» MATERIAL PROVIDED
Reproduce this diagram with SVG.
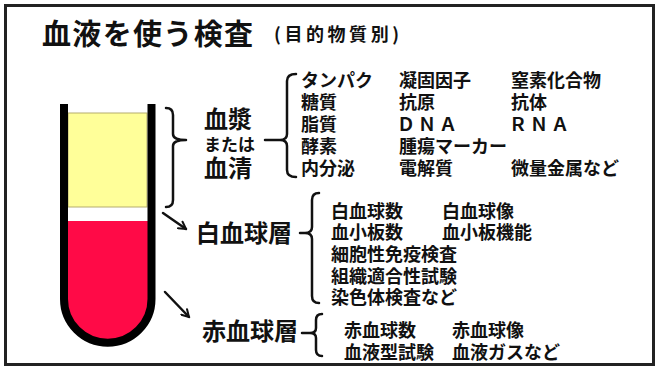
<svg xmlns="http://www.w3.org/2000/svg" width="656" height="367" viewBox="0 0 656 367">
  <style>
    .t { font-family: "Noto Sans CJK JP", "Noto Sans", sans-serif; font-weight: 700; fill: #111; }
    .item { font-size: 18px; }
    .label { font-size: 24px; }
    .ln { fill: none; stroke: #111; stroke-width: 2.5; stroke-linecap: round; stroke-linejoin: round; }
  </style>
  <defs>
    <marker id="arrow" viewBox="0 0 10 10" refX="8" refY="5" markerWidth="4" markerHeight="4" orient="auto" markerUnits="strokeWidth">
      <path d="M1,1 L8,5 L1,9" fill="none" stroke="#111" stroke-width="2" stroke-linecap="round" stroke-linejoin="round"/>
    </marker>
  </defs>

  <rect x="0" y="0" width="656" height="367" fill="#fff"/>
  <!-- frame -->
  <rect x="5.5" y="5.5" width="648" height="359" fill="none" stroke="#222" stroke-width="3"/>

  <!-- title -->
  <g id="title">
    <text class="t" x="42" y="45" font-size="29" textLength="211">血液を使う検査</text>
    <text class="t" x="274" y="41" font-size="18" textLength="125">(目的物質別)</text>
  </g>

  <!-- test tube -->
  <g id="tube">
    <rect x="68" y="113" width="79" height="94" fill="#ffff99" stroke="#b5ad6e" stroke-width="1"/>
    <path d="M64,221 V299 A43.75,43.75 0 0 0 151.5,299 V221 Z" fill="#ff0a47"/>
    <path d="M64,104 V299 A43.75,43.75 0 0 0 151.5,299 V104" fill="none" stroke="#000" stroke-width="8"/>
  </g>

  <!-- plasma / serum -->
  <g id="plasma">
    <text class="t label" x="204" y="128">血漿</text>
    <text class="t" x="204" y="151" font-size="17">または</text>
    <text class="t label" x="204" y="177">血清</text>
  </g>

  <g id="plasma-items" class="t item">
    <text x="301" y="87">タンパク</text>
    <text x="399" y="87">凝固因子</text>
    <text x="511" y="87">窒素化合物</text>
    <text x="301" y="109">糖質</text>
    <text x="399" y="109">抗原</text>
    <text x="511" y="109">抗体</text>
    <text x="301" y="131">脂質</text>
    <text x="397" y="131" textLength="60">ＤＮＡ</text>
    <text x="509" y="131" textLength="60">ＲＮＡ</text>
    <text x="301" y="153">酵素</text>
    <text x="399" y="153">腫瘍マーカー</text>
    <text x="301" y="175">内分泌</text>
    <text x="399" y="175">電解質</text>
    <text x="511" y="175">微量金属など</text>
  </g>

  <!-- white cell layer -->
  <g id="wbc">
    <text class="t label" x="196" y="242">白血球層</text>
  </g>
  <g id="wbc-items" class="t item">
    <text x="331" y="218">白血球数</text>
    <text x="442" y="218">白血球像</text>
    <text x="331" y="239">血小板数</text>
    <text x="442" y="239">血小板機能</text>
    <text x="331" y="261">細胞性免疫検査</text>
    <text x="331" y="283">組織適合性試験</text>
    <text x="331" y="304">染色体検査など</text>
  </g>

  <!-- red cell layer -->
  <g id="rbc">
    <text class="t label" x="202" y="340">赤血球層</text>
  </g>
  <g id="rbc-items" class="t item">
    <text x="344" y="337">赤血球数</text>
    <text x="452" y="337">赤血球像</text>
    <text x="344" y="359">血液型試験</text>
    <text x="452" y="359">血液ガスなど</text>
  </g>

  <!-- braces and arrows -->
  <g id="connectors">
    <path class="ln" d="M166,108 Q173,108 173,115 V134 Q173,140 186,140 Q173,140 173,146 V200 Q173,207 166,207"/>
    <path class="ln" d="M265,140 H280 M296,74 Q287,74 287,81 V134 Q287,140 280,140 Q287,140 287,146 V170 Q287,177 296,177"/>
    <path class="ln" d="M300,233 H305 M319,193 Q312,193 312,200 V227 Q312,233 305,233 Q312,233 312,239 V296 Q312,303 319,303"/>
    <path class="ln" d="M302,333 H310 M322,314 Q316,314 316,320 V328 Q316,333 310,333 Q316,333 316,338 V350 Q316,356 322,356"/>
    <line class="ln" x1="163" y1="213" x2="186" y2="229" marker-end="url(#arrow)"/>
    <line class="ln" x1="165" y1="292" x2="189" y2="317" marker-end="url(#arrow)"/>
  </g>
</svg>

» REQUIREMENT
Write out the whole listing again, exactly, with no pictures.

» RESPONSE TO THE TASK
Reproduce this diagram with SVG.
<svg xmlns="http://www.w3.org/2000/svg" width="656" height="367" viewBox="0 0 656 367">
  <style>
    .t { font-family: "Noto Sans CJK JP", "Noto Sans", sans-serif; font-weight: 700; fill: #111; }
    .item { font-size: 18px; }
    .label { font-size: 24px; }
    .ln { fill: none; stroke: #111; stroke-width: 2.5; stroke-linecap: round; stroke-linejoin: round; }
  </style>
  <defs>
    <marker id="arrow" viewBox="0 0 10 10" refX="8" refY="5" markerWidth="4" markerHeight="4" orient="auto" markerUnits="strokeWidth">
      <path d="M1,1 L8,5 L1,9" fill="none" stroke="#111" stroke-width="2" stroke-linecap="round" stroke-linejoin="round"/>
    </marker>
  </defs>

  <rect x="0" y="0" width="656" height="367" fill="#fff"/>
  <!-- frame -->
  <rect x="5.5" y="5.5" width="648" height="359" fill="none" stroke="#222" stroke-width="3"/>

  <!-- title -->
  <g id="title">
    <text class="t" x="42" y="45" font-size="29" textLength="211">血液を使う検査</text>
    <text class="t" x="274" y="41" font-size="18" textLength="125">(目的物質別)</text>
  </g>

  <!-- test tube -->
  <g id="tube">
    <rect x="68" y="113" width="79" height="94" fill="#ffff99" stroke="#b5ad6e" stroke-width="1"/>
    <path d="M64,221 V299 A43.75,43.75 0 0 0 151.5,299 V221 Z" fill="#ff0a47"/>
    <path d="M64,104 V299 A43.75,43.75 0 0 0 151.5,299 V104" fill="none" stroke="#000" stroke-width="8"/>
  </g>

  <!-- plasma / serum -->
  <g id="plasma">
    <text class="t label" x="204" y="128">血漿</text>
    <text class="t" x="204" y="151" font-size="17">または</text>
    <text class="t label" x="204" y="177">血清</text>
  </g>

  <g id="plasma-items" class="t item">
    <text x="301" y="87">タンパク</text>
    <text x="399" y="87">凝固因子</text>
    <text x="511" y="87">窒素化合物</text>
    <text x="301" y="109">糖質</text>
    <text x="399" y="109">抗原</text>
    <text x="511" y="109">抗体</text>
    <text x="301" y="131">脂質</text>
    <text x="397" y="131" textLength="60">ＤＮＡ</text>
    <text x="509" y="131" textLength="60">ＲＮＡ</text>
    <text x="301" y="153">酵素</text>
    <text x="399" y="153">腫瘍マーカー</text>
    <text x="301" y="175">内分泌</text>
    <text x="399" y="175">電解質</text>
    <text x="511" y="175">微量金属など</text>
  </g>

  <!-- white cell layer -->
  <g id="wbc">
    <text class="t label" x="196" y="242">白血球層</text>
  </g>
  <g id="wbc-items" class="t item">
    <text x="331" y="218">白血球数</text>
    <text x="442" y="218">白血球像</text>
    <text x="331" y="239">血小板数</text>
    <text x="442" y="239">血小板機能</text>
    <text x="331" y="261">細胞性免疫検査</text>
    <text x="331" y="283">組織適合性試験</text>
    <text x="331" y="304">染色体検査など</text>
  </g>

  <!-- red cell layer -->
  <g id="rbc">
    <text class="t label" x="202" y="340">赤血球層</text>
  </g>
  <g id="rbc-items" class="t item">
    <text x="344" y="337">赤血球数</text>
    <text x="452" y="337">赤血球像</text>
    <text x="344" y="359">血液型試験</text>
    <text x="452" y="359">血液ガスなど</text>
  </g>

  <!-- braces and arrows -->
  <g id="connectors">
    <path class="ln" d="M166,108 Q173,108 173,115 V134 Q173,140 186,140 Q173,140 173,146 V200 Q173,207 166,207"/>
    <path class="ln" d="M265,140 H280 M296,74 Q287,74 287,81 V134 Q287,140 280,140 Q287,140 287,146 V170 Q287,177 296,177"/>
    <path class="ln" d="M300,233 H305 M319,193 Q312,193 312,200 V227 Q312,233 305,233 Q312,233 312,239 V296 Q312,303 319,303"/>
    <path class="ln" d="M302,333 H310 M322,314 Q316,314 316,320 V328 Q316,333 310,333 Q316,333 316,338 V350 Q316,356 322,356"/>
    <line class="ln" x1="163" y1="213" x2="186" y2="229" marker-end="url(#arrow)"/>
    <line class="ln" x1="165" y1="292" x2="189" y2="317" marker-end="url(#arrow)"/>
  </g>
</svg>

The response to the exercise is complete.